* **Given request**
Count the lines in the data below where the string "that" occurs, please, and give the number alone.

□ □ □ □ □ □ □

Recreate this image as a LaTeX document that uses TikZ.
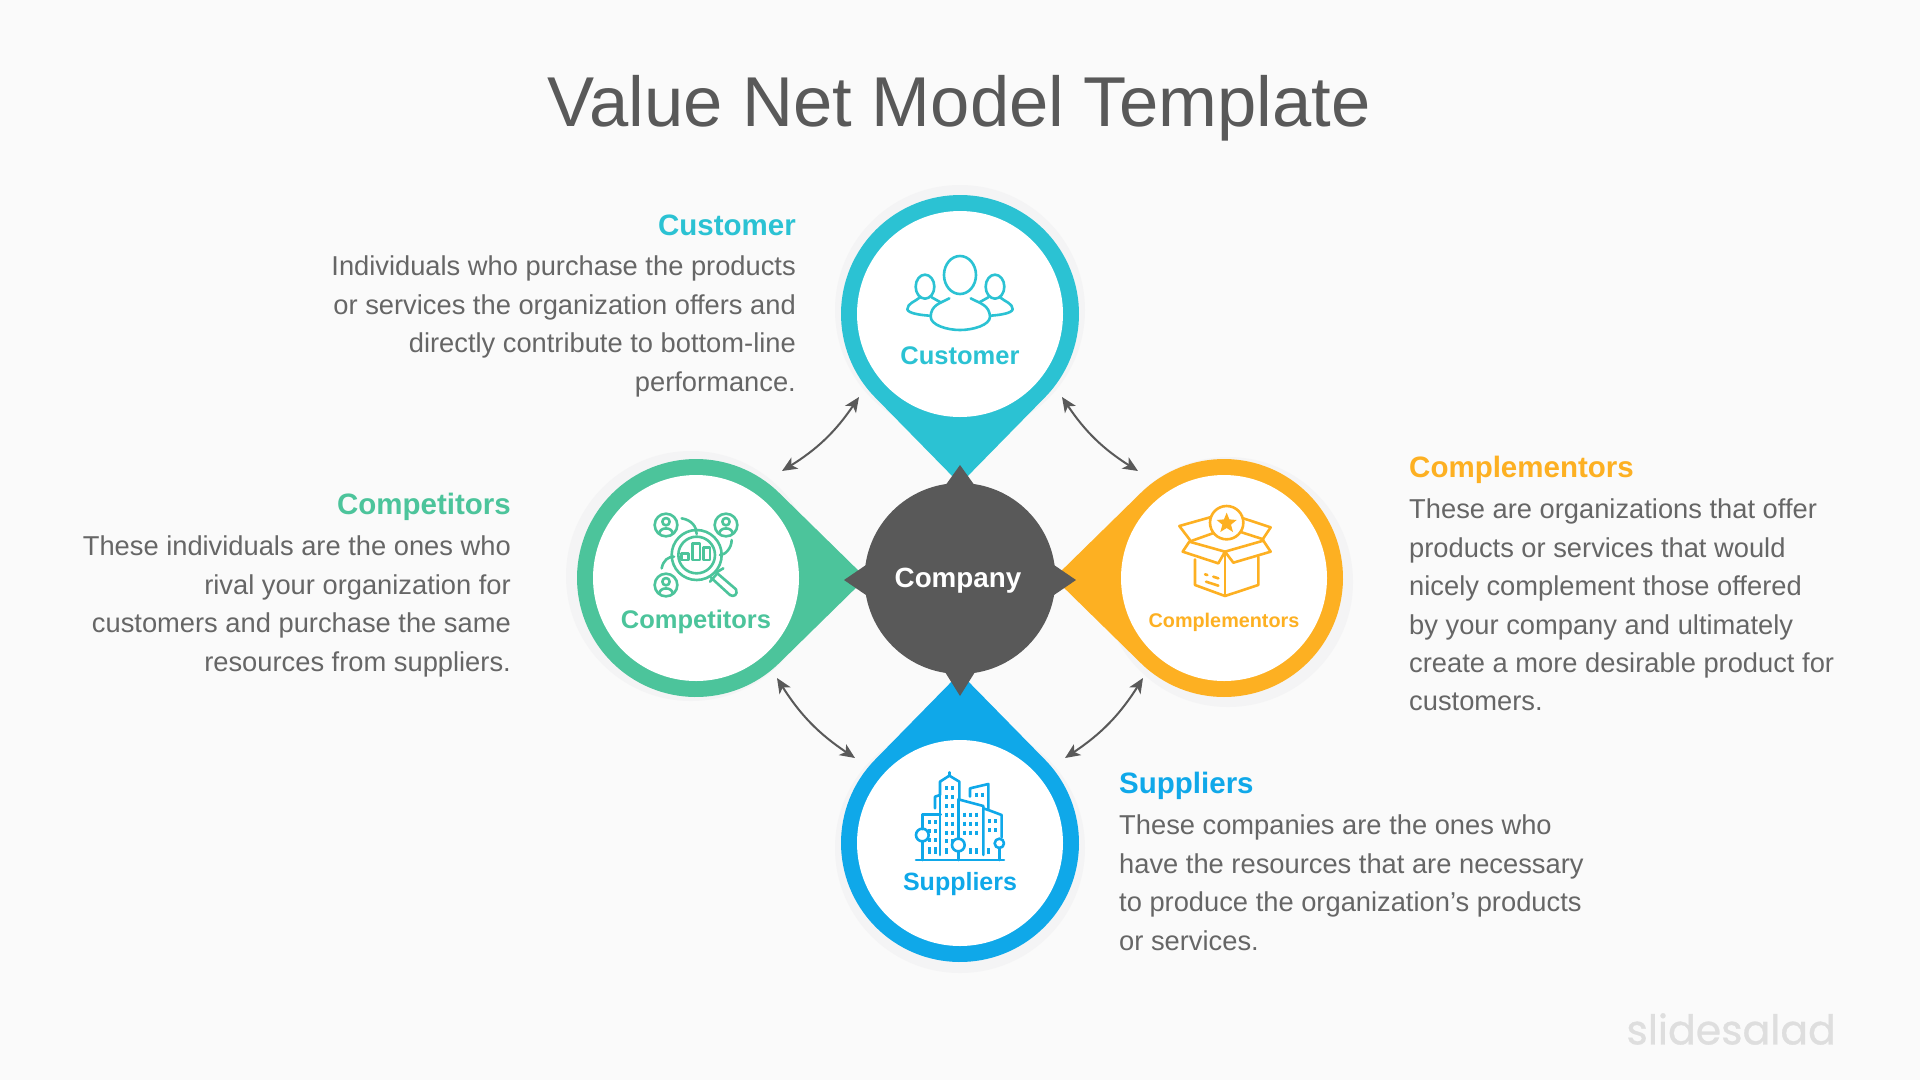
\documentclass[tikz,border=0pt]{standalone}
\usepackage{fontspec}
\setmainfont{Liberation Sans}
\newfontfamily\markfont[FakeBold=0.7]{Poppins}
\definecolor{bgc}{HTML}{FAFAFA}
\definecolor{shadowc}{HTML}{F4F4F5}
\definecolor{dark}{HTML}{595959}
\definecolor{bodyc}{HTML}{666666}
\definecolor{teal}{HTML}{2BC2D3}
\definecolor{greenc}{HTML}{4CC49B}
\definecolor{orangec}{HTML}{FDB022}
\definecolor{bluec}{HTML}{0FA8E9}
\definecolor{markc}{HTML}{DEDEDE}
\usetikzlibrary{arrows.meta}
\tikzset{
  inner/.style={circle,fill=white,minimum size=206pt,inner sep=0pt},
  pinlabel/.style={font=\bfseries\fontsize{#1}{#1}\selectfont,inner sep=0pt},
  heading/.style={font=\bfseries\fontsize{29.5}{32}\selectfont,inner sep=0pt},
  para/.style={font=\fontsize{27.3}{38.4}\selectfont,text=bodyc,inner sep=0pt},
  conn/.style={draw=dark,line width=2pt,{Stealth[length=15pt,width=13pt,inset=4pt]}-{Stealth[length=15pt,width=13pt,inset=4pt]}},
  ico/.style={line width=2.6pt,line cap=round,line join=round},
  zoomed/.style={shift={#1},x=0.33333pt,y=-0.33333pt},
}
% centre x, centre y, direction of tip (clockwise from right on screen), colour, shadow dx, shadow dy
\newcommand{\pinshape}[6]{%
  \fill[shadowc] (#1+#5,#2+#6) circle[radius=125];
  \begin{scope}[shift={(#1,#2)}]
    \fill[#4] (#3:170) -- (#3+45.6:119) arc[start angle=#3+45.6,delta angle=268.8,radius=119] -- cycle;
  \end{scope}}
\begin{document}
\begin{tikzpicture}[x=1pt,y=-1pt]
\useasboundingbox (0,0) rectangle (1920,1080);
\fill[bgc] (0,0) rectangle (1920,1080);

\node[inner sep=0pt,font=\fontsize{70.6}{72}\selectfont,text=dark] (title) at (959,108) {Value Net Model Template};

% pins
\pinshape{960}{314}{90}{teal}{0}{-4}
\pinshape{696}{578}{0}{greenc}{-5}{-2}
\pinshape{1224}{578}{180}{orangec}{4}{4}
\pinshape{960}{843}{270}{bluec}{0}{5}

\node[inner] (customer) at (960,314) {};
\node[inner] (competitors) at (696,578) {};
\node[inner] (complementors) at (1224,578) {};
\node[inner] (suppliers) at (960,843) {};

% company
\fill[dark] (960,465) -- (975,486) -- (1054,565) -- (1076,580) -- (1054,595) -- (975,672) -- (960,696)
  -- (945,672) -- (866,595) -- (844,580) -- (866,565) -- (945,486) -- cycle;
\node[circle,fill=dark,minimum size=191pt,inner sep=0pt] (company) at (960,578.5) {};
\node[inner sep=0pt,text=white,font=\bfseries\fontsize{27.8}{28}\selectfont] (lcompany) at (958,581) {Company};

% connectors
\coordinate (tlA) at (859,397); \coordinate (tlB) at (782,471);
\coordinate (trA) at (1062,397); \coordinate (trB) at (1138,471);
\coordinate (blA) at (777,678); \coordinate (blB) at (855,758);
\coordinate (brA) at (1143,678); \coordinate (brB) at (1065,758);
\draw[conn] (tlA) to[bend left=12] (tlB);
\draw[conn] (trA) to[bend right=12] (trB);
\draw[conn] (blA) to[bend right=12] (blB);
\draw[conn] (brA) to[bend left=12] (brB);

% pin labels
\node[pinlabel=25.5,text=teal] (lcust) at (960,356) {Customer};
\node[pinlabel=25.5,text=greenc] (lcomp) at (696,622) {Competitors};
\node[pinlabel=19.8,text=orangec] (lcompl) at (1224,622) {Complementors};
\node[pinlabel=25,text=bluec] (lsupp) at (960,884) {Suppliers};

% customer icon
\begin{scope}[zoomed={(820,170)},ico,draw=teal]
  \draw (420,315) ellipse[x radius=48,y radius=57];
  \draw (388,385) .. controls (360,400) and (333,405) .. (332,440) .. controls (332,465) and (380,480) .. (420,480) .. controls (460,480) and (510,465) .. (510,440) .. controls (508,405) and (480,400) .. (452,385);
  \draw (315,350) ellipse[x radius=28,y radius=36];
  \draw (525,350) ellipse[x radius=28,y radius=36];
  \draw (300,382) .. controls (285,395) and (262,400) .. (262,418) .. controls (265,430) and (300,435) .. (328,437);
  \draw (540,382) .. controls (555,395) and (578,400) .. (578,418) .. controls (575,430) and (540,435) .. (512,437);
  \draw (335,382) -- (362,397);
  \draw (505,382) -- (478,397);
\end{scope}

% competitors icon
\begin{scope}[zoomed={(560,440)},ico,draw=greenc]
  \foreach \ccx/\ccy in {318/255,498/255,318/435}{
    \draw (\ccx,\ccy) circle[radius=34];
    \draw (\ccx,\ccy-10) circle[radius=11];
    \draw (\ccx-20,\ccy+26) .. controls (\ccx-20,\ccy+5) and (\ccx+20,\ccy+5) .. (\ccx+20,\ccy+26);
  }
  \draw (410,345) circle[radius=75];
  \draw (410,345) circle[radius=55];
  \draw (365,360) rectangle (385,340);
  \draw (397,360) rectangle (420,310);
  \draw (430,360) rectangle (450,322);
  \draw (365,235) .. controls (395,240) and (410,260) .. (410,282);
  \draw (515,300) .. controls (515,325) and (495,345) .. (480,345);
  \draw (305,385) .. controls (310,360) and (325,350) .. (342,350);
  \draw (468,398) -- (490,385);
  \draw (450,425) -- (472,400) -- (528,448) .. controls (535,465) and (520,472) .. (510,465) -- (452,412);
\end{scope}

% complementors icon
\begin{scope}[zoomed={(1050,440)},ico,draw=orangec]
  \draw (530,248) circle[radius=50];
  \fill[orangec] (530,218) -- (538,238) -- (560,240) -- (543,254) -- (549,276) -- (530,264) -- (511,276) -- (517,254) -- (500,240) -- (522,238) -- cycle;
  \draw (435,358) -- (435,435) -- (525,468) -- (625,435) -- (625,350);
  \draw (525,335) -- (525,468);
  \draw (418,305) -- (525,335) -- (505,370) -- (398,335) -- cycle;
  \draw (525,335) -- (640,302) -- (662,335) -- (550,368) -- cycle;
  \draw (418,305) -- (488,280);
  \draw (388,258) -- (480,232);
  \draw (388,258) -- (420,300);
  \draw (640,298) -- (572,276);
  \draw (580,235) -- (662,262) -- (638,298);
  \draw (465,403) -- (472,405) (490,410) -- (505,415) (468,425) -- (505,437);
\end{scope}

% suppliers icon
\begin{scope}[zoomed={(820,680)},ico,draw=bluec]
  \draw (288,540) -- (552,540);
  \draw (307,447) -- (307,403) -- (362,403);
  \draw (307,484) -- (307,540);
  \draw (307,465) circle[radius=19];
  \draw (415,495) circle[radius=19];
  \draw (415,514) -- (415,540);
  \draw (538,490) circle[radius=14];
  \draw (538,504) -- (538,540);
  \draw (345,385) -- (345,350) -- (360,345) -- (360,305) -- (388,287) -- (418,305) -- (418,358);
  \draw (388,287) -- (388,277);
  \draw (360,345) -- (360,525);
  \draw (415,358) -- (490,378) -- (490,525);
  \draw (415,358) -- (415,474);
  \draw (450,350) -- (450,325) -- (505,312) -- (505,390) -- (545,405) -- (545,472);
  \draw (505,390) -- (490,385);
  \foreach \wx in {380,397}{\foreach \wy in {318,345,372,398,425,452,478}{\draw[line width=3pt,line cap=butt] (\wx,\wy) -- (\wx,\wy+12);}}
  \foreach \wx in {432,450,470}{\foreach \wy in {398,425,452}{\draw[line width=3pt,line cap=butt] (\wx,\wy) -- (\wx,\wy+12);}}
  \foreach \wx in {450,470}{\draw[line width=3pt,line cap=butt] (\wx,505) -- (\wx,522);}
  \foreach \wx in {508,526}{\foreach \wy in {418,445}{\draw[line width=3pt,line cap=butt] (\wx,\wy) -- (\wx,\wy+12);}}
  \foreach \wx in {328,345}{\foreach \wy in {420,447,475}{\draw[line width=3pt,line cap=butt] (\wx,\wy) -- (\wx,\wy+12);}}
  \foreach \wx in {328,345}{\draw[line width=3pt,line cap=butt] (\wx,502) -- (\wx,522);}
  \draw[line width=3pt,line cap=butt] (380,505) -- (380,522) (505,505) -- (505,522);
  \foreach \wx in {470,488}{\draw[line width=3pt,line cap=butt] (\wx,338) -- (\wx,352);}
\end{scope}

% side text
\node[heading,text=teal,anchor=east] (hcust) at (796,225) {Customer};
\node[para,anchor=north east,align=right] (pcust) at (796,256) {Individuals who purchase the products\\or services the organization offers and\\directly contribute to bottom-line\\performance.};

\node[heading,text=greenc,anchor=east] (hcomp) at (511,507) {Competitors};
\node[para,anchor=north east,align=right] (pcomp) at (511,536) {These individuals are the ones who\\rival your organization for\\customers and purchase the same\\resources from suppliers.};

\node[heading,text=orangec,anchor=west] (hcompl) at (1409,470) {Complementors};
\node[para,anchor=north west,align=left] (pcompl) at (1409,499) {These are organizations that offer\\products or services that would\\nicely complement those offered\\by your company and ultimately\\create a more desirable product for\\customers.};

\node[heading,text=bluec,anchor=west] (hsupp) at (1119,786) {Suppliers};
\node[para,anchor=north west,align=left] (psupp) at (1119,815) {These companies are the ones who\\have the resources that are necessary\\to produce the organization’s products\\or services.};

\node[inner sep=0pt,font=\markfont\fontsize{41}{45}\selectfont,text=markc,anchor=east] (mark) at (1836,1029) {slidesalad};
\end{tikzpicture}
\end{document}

□ □ □ □ □ □ □

* **Answer in full**
3